The classic Tekke Turkoman bracelets are extremely heavy, made of two plates of silver filled with pitch. They can extend from the wrist all the way to the elbow, up to 20 centimeters long. The two to five banded sections into which bracelets are divided are called qoshmah. A self respecting Tekke woman would hesitate to wear a bracelet of a single band. Numerous examples of cut down old Turkoman multiple band bracelets have made their way to the West, a concession to Western style. Other tribal groups more commonly wear single band bracelets. The Khatap Turkoman bracelet has a long, cuff-like shape. Curvilinear and floral designs are incised on to the heavy silver. Goklan Turkoman bracelets are not gilded, but they are otherwise very similar to Tekke material, although the Goklan prefer red glass to carnelian.

Yuzik are rings, sometimes executed in plain silver, but most often with a carnelian bezel. Antique rings sometimes have a strong horned shape in double or quadrilateral form.

After her first children are born, the recently married Turkoman woman continues to wear much of her wedding jewelry, though the high headdress must be a considerable inconvenience while doing chores. Gradually, she reduces the amount of jewelry, and finally dispenses with it entirely except for special occasions. The elderly Turkoman matriarch rules the household. She makes the decisions on the household economy, supervises the weaving work of the younger women, and has a great deal to say about the raising of young children. She will be trusted to doctor the family, and to conduct any rites and rituals needed for the preservation of family health and harmony.

The older woman also wears the least jewelry. Often she is without any ornament except a cloth or leather doga. On special occasions she wears a heykal. The heykal is a flat, folded leather envelope, decorated with a silver plaque on the front flap, and smaller silver plaques on the thick, leather strap. It has been said that these pouches are for keeping Korans, but the traditional cloth book bag is used by the Turkoman for that purpose. It would only be possible to carry prayers and keys and very small or very narrow items in these heykal. It is more likely that, like other container-like jewelry items, the shape of the container has come to represent the filled vessel.

Turkoman men wore rings, and occasionally ornamented belts, but the most common talismanic ornament worn by grown men is the bazuband, an ornament adapted from an urban tradition. Bazuband are usually made up of three silver pieces joined together by a string or chain, and are tied under the clothing about the upper arm.

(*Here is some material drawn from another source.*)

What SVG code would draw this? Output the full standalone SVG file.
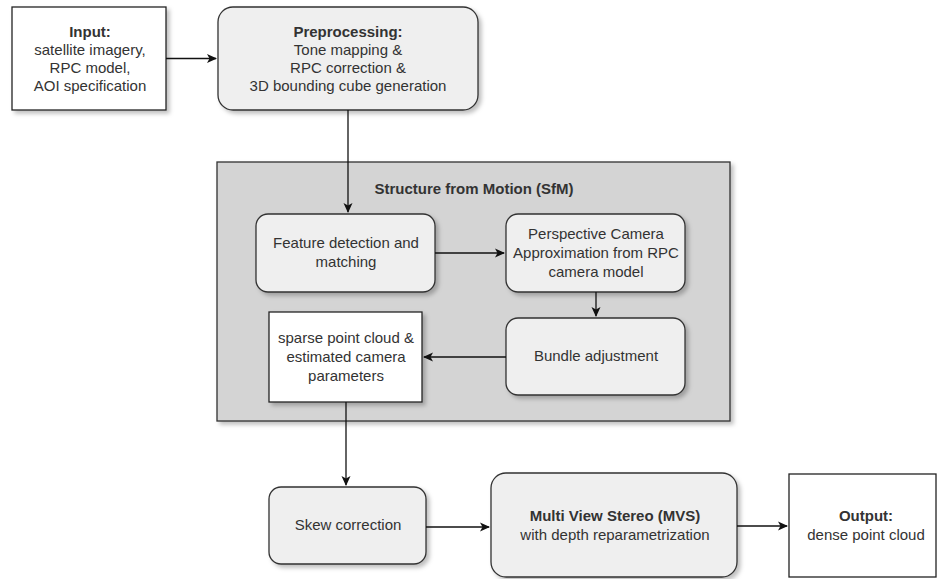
<svg xmlns="http://www.w3.org/2000/svg" width="938" height="579" viewBox="0 0 938 579">
<defs>
<filter id="sh" x="-10%" y="-10%" width="130%" height="140%">
<feDropShadow dx="3" dy="3" stdDeviation="2" flood-color="#000" flood-opacity="0.25"/>
</filter>
<marker id="ah" viewBox="0 0 10 10" refX="9" refY="5" markerWidth="10" markerHeight="10" markerUnits="userSpaceOnUse" orient="auto">
<path d="M0,0.5 L10,5 L0,9.5 L2.5,5 Z" fill="#111"/>
</marker>
<style>
.r{fill:#efefef;stroke:#333;stroke-width:1.3}
.w{fill:#fff;stroke:#222;stroke-width:1.3}
.c{fill:#d4d4d4;stroke:#333;stroke-width:1.3}
text{font-family:"Liberation Sans",Arial,sans-serif;font-size:15px;fill:#333;text-anchor:middle}
.b{font-weight:bold}
.e{fill:none;stroke:#111;stroke-width:1.3}
</style>
</defs>
<g id="sfm">
<rect class="c" x="217" y="162" width="513" height="259" filter="url(#sh)"/>
<text class="b" x="474" y="194">Structure from Motion (SfM)</text>
</g>
<g id="input">
<rect class="w" x="12" y="7" width="154" height="103" filter="url(#sh)"/>
<text x="90" y="37"><tspan class="b" x="90">Input:</tspan><tspan x="90" dy="18">satellite imagery,</tspan><tspan x="90" dy="18">RPC model,</tspan><tspan x="90" dy="18">AOI specification</tspan></text>
</g>
<g id="preprocessing">
<rect class="r" x="218" y="7" width="260" height="103" rx="15" filter="url(#sh)"/>
<text x="348" y="37"><tspan class="b" x="348">Preprocessing:</tspan><tspan x="348" dy="18">Tone mapping &amp;</tspan><tspan x="348" dy="18">RPC correction &amp;</tspan><tspan x="348" dy="18">3D bounding cube generation</tspan></text>
</g>
<g id="feature">
<rect class="r" x="256" y="214" width="179" height="78" rx="12" filter="url(#sh)"/>
<text x="346" y="248">Feature detection and<tspan x="346" dy="19">matching</tspan></text>
</g>
<g id="perspective">
<rect class="r" x="506" y="214" width="179" height="78" rx="12" filter="url(#sh)"/>
<text x="596" y="239">Perspective Camera<tspan x="596" dy="19">Approximation from RPC</tspan><tspan x="596" dy="19">camera model</tspan></text>
</g>
<g id="bundle">
<rect class="r" x="506" y="318" width="179" height="77" rx="12" filter="url(#sh)"/>
<text x="596" y="361">Bundle adjustment</text>
</g>
<g id="sparse">
<rect class="w" x="269" y="312" width="153" height="90" filter="url(#sh)"/>
<text x="346" y="343">sparse point cloud &amp;<tspan x="346" dy="19">estimated camera</tspan><tspan x="346" dy="19">parameters</tspan></text>
</g>
<g id="skew">
<rect class="r" x="269" y="487" width="157" height="77" rx="12" filter="url(#sh)"/>
<text x="348" y="530">Skew correction</text>
</g>
<g id="mvs">
<rect class="r" x="491" y="473" width="246" height="104" rx="15" filter="url(#sh)"/>
<text x="615" y="521"><tspan class="b" x="615">Multi View Stereo (MVS)</tspan><tspan x="615" dy="19">with depth reparametrization</tspan></text>
</g>
<g id="output">
<rect class="w" x="789" y="474" width="147" height="103"/>
<text x="866" y="521"><tspan class="b" x="866">Output:</tspan><tspan x="866" dy="19">dense point cloud</tspan></text>
</g>
<g id="connectors">
<path class="e" d="M166,58.5 H216" marker-end="url(#ah)"/>
<path class="e" d="M348,110 V212" marker-end="url(#ah)"/>
<path class="e" d="M435,253 H504" marker-end="url(#ah)"/>
<path class="e" d="M596,292 V316" marker-end="url(#ah)"/>
<path class="e" d="M506,357 H424" marker-end="url(#ah)"/>
<path class="e" d="M346,402 V485" marker-end="url(#ah)"/>
<path class="e" d="M426,527 H489" marker-end="url(#ah)"/>
<path class="e" d="M737,526 H787" marker-end="url(#ah)"/>
</g>
</svg>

The horse is the primary status symbol among the Turkoman. The horse was an indispensable tool for the Turkoman warrior and his getaway vehicle in his days as a desert marauder and slave stealer. Today, horses are trained for buzkashi, a polo-like game played with a headless goat for a ball. Horses wore bridle and trappings heavily ornamented with silver and gold washed plaques, made in the same manner and style as women’s jewelry.